Later, when Dr. Hopkins family had returned, they examined the driveway and found marks that could not have been made by a car because they were in the center of the driveway, where the wheels could not have been. But the next day, although the driveway had not been used in the meantime, the marks had vanished.

Dr. Hopkins was very much shaken by the visit, particularly when he reflected on the extraordinary character of the stranger's conduct. Not surprisingly, he was so scared that he willingly complied with his visitor's instruction, which was to erase the tapes of the hypnotic sessions he was conducting with regard to his current case, and to have nothing further to do with the investigation.

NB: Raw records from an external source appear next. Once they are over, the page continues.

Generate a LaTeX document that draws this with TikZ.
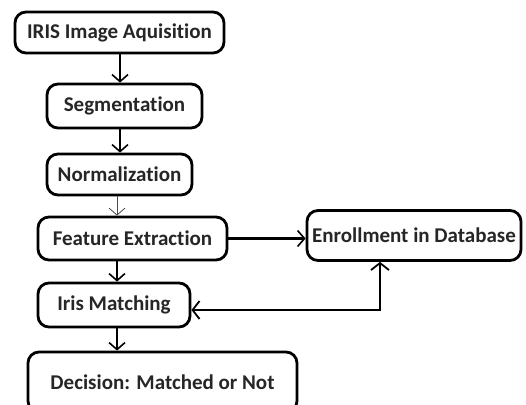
\documentclass[tikz,border=0pt]{standalone}
\usepackage{fontspec}
\setmainfont{Carlito}[Ligatures=NoCommon]
\usetikzlibrary{arrows.meta}
\begin{document}
\begin{tikzpicture}[x=1pt,y=-1pt,
  stage/.style={draw=black, line width=2.8pt, rounded corners=11pt,
    inner sep=0pt, font=\bfseries\fontsize{21}{25}\selectfont, text=black!85},
  flow/.style={line width=2.6pt, -{Straight Barb[length=7pt,width=16pt,line width=1.6pt]}},
  thinflow/.style={line width=0.8pt, draw=black!70, -{Straight Barb[length=7pt,width=16pt,line width=0.8pt]}},
  both/.style={line width=2.6pt, {Straight Barb[length=7pt,width=18pt,line width=1.8pt]}-{Straight Barb[length=7pt,width=18pt,line width=1.8pt]}}]
\useasboundingbox[fill=white] (0,0) rectangle (526,404);

% processing stages
\node[stage, minimum width=209pt, minimum height=41pt] (acq)   at (119.5,32.5) {IRIS Image Aquisition};
\node[stage, minimum width=155pt, minimum height=44pt] (seg)   at (124.5,106)  {Segmentation};
\node[stage, minimum width=145pt, minimum height=41pt] (norm)  at (119.5,174.5) {Normalization};
\node[stage, minimum width=189pt, minimum height=43pt] (feat)  at (132.5,238.5) {Feature Extraction};
\node[stage, minimum width=152pt, minimum height=44pt] (match) at (114,305)    {Iris Matching};
\node[stage, minimum width=269pt, minimum height=60pt] (dec)   at (162.5,382)  {Decision: Matched or Not};
\node[stage, minimum width=214pt, minimum height=50pt] (enr)   at (414,235.5)  {Enrollment in Database};

% main pipeline
\draw[flow] (acq.south -| 120,0) -- (seg.north -| 120,0);
\draw[flow] (seg.south -| 120,0) -- (norm.north -| 120,0);
\draw[thinflow] (norm.south -| 117,0) -- (feat.north -| 117,0);
\draw[flow] (feat.south -| 117,0) -- (match.north -| 117,0);
\draw[flow] (match.south -| 117,0) -- (dec.north -| 117,0);

% enrollment branch and feedback to matching
\draw[flow] (feat.east) -- (enr.west |- feat.east);
\coordinate (turn) at (380,310);
\draw[both] (match.east |- turn) -- (turn) -- (turn |- enr.south);
\end{tikzpicture}
\end{document}
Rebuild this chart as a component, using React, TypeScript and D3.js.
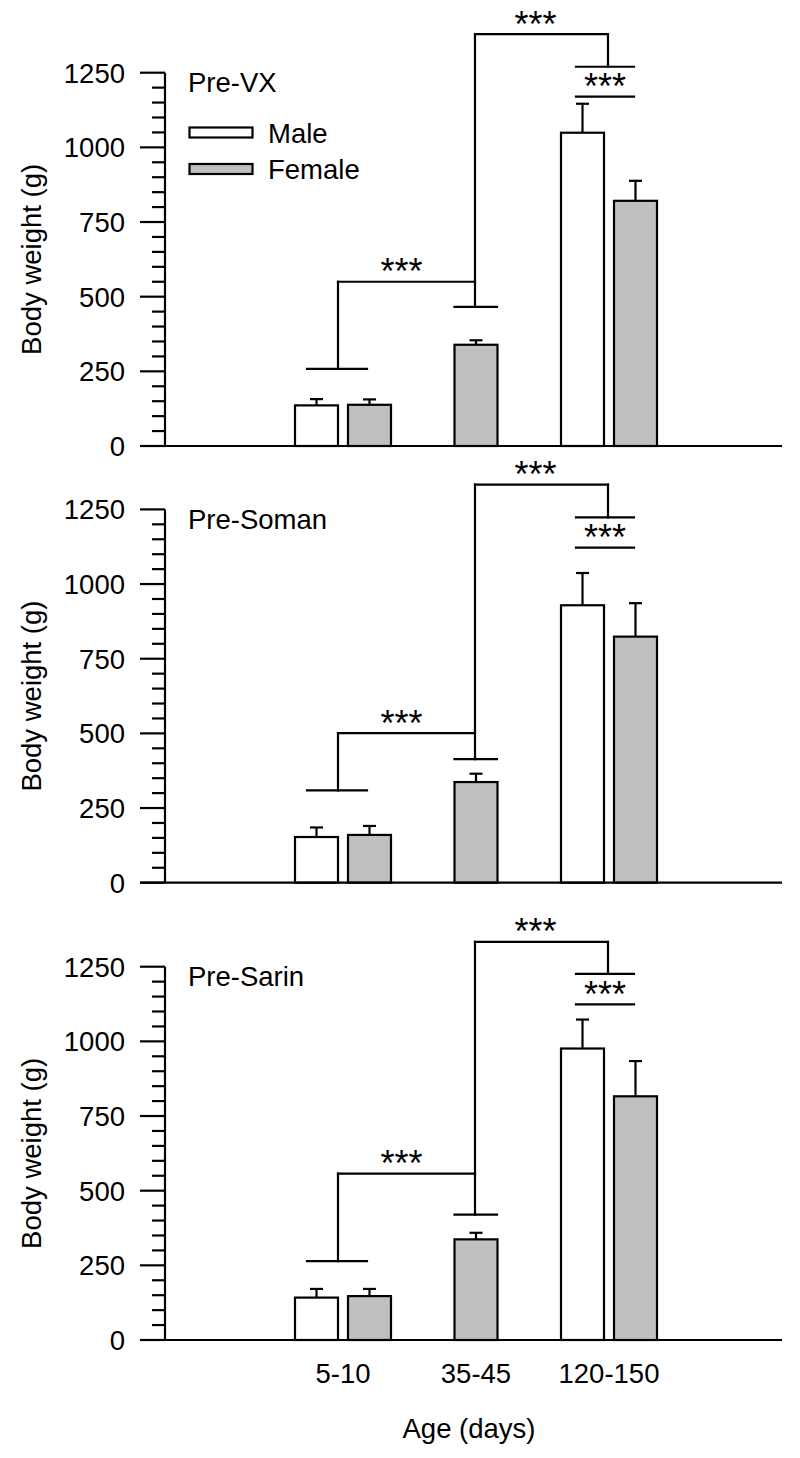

Subsequently, curious incidents continued to occur both in Dr. Hopkin's household and in that of his eldest son. He presumed that there was some link with the extraordinary visit, but he never heard from his visitor again. As for the New Jersey UFO Research Organization, no such institution exists.

Dr. Hopkins' account is probably the most detailed we have of a MIB (Man in Black) visit, and confronts us with the problem at its most bizarre. First we must ask ourselves if a trained and respected doctor would invent so strange a tale, and if so, with what conceivable motive? Alternatively, could the entire episode have been a delusion, despite the tracks seen by other members of his family? Could the truth lie somewhere between reality and imagination? Could a real visitor, albeit an impostor making a false identity claim, have visited the doctor for some unknown reason of his own, somehow acting as a trigger for the doctor to invent a whole set of weird features?

In fact, what seems the LEAST likely explanation is that the whole incident took place in the doctor's imagination. When his wife and children came home, they found him severely shaken, with the house lights blazing, and seated at a table on which lay a gun. They confirmed the marks on the driveway and a series of disturbances to the telephone that seemed to commence immediately after the visit. So it would seem that some real event occurred, although its nature remains mystifying.